• Set problem:
Omit the pictures from the entries below and retype everything else exactly.
Begin
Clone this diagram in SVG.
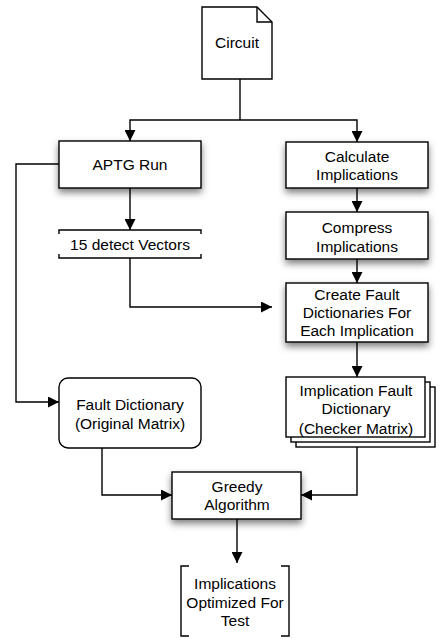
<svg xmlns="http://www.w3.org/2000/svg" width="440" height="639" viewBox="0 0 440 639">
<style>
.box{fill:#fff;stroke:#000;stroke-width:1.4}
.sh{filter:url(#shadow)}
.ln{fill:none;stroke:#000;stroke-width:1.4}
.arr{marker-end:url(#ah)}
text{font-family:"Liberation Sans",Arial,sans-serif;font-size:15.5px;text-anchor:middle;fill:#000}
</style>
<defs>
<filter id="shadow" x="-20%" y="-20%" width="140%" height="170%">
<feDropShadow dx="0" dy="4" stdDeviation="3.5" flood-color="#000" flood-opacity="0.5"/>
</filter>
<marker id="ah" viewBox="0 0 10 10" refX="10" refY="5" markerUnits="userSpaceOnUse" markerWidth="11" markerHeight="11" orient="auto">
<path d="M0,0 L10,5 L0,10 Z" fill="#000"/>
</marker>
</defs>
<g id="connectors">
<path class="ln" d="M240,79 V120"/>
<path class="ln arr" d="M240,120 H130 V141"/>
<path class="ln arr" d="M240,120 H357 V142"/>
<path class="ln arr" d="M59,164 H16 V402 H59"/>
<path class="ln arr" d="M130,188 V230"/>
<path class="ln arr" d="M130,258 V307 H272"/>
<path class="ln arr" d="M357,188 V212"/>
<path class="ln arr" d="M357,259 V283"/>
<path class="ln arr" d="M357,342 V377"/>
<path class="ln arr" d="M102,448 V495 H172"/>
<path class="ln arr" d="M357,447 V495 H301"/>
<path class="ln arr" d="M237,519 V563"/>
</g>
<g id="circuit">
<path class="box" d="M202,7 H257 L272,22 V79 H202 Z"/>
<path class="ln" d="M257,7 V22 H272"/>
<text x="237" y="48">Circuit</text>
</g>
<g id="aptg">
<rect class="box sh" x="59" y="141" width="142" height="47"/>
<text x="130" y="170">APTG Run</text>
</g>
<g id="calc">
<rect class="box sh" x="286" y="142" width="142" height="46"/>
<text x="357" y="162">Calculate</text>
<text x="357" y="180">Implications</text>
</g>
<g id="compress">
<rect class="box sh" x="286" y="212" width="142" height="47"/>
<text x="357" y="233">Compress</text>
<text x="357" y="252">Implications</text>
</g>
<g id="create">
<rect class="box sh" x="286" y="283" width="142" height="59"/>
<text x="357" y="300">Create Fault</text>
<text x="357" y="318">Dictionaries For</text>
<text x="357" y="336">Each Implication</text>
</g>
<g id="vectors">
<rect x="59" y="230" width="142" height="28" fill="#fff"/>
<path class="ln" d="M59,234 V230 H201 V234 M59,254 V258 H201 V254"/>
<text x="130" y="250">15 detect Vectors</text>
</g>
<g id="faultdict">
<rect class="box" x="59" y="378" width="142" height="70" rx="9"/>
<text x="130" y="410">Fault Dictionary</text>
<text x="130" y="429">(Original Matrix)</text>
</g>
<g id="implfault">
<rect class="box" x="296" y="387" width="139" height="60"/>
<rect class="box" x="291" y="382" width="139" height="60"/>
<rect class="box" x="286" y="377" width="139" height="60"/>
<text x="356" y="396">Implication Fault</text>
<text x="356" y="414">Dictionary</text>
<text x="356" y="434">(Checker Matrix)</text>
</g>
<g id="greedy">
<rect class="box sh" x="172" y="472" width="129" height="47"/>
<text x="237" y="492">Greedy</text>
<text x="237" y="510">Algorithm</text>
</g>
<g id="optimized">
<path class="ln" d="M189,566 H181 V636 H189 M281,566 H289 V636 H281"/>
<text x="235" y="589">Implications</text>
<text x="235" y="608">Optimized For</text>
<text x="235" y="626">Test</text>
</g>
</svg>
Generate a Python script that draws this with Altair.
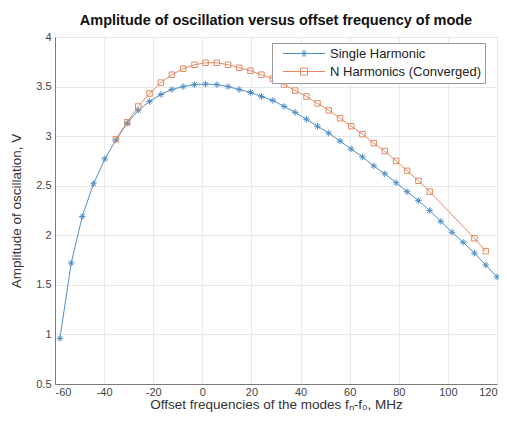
End
• Exercise result:
Clone this diagram in SVG.
<svg xmlns="http://www.w3.org/2000/svg" width="440" height="639" viewBox="0 0 440 639">
<style>
.box{fill:#fff;stroke:#000;stroke-width:1.4}
.sh{filter:url(#shadow)}
.ln{fill:none;stroke:#000;stroke-width:1.4}
.arr{marker-end:url(#ah)}
text{font-family:"Liberation Sans",Arial,sans-serif;font-size:15.5px;text-anchor:middle;fill:#000}
</style>
<defs>
<filter id="shadow" x="-20%" y="-20%" width="140%" height="170%">
<feDropShadow dx="0" dy="4" stdDeviation="3.5" flood-color="#000" flood-opacity="0.5"/>
</filter>
<marker id="ah" viewBox="0 0 10 10" refX="10" refY="5" markerUnits="userSpaceOnUse" markerWidth="11" markerHeight="11" orient="auto">
<path d="M0,0 L10,5 L0,10 Z" fill="#000"/>
</marker>
</defs>
<g id="connectors">
<path class="ln" d="M240,79 V120"/>
<path class="ln arr" d="M240,120 H130 V141"/>
<path class="ln arr" d="M240,120 H357 V142"/>
<path class="ln arr" d="M59,164 H16 V402 H59"/>
<path class="ln arr" d="M130,188 V230"/>
<path class="ln arr" d="M130,258 V307 H272"/>
<path class="ln arr" d="M357,188 V212"/>
<path class="ln arr" d="M357,259 V283"/>
<path class="ln arr" d="M357,342 V377"/>
<path class="ln arr" d="M102,448 V495 H172"/>
<path class="ln arr" d="M357,447 V495 H301"/>
<path class="ln arr" d="M237,519 V563"/>
</g>
<g id="circuit">
<path class="box" d="M202,7 H257 L272,22 V79 H202 Z"/>
<path class="ln" d="M257,7 V22 H272"/>
<text x="237" y="48">Circuit</text>
</g>
<g id="aptg">
<rect class="box sh" x="59" y="141" width="142" height="47"/>
<text x="130" y="170">APTG Run</text>
</g>
<g id="calc">
<rect class="box sh" x="286" y="142" width="142" height="46"/>
<text x="357" y="162">Calculate</text>
<text x="357" y="180">Implications</text>
</g>
<g id="compress">
<rect class="box sh" x="286" y="212" width="142" height="47"/>
<text x="357" y="233">Compress</text>
<text x="357" y="252">Implications</text>
</g>
<g id="create">
<rect class="box sh" x="286" y="283" width="142" height="59"/>
<text x="357" y="300">Create Fault</text>
<text x="357" y="318">Dictionaries For</text>
<text x="357" y="336">Each Implication</text>
</g>
<g id="vectors">
<rect x="59" y="230" width="142" height="28" fill="#fff"/>
<path class="ln" d="M59,234 V230 H201 V234 M59,254 V258 H201 V254"/>
<text x="130" y="250">15 detect Vectors</text>
</g>
<g id="faultdict">
<rect class="box" x="59" y="378" width="142" height="70" rx="9"/>
<text x="130" y="410">Fault Dictionary</text>
<text x="130" y="429">(Original Matrix)</text>
</g>
<g id="implfault">
<rect class="box" x="296" y="387" width="139" height="60"/>
<rect class="box" x="291" y="382" width="139" height="60"/>
<rect class="box" x="286" y="377" width="139" height="60"/>
<text x="356" y="396">Implication Fault</text>
<text x="356" y="414">Dictionary</text>
<text x="356" y="434">(Checker Matrix)</text>
</g>
<g id="greedy">
<rect class="box sh" x="172" y="472" width="129" height="47"/>
<text x="237" y="492">Greedy</text>
<text x="237" y="510">Algorithm</text>
</g>
<g id="optimized">
<path class="ln" d="M189,566 H181 V636 H189 M281,566 H289 V636 H281"/>
<text x="235" y="589">Implications</text>
<text x="235" y="608">Optimized For</text>
<text x="235" y="626">Test</text>
</g>
</svg>
Generate a Python script that draws this with Altair.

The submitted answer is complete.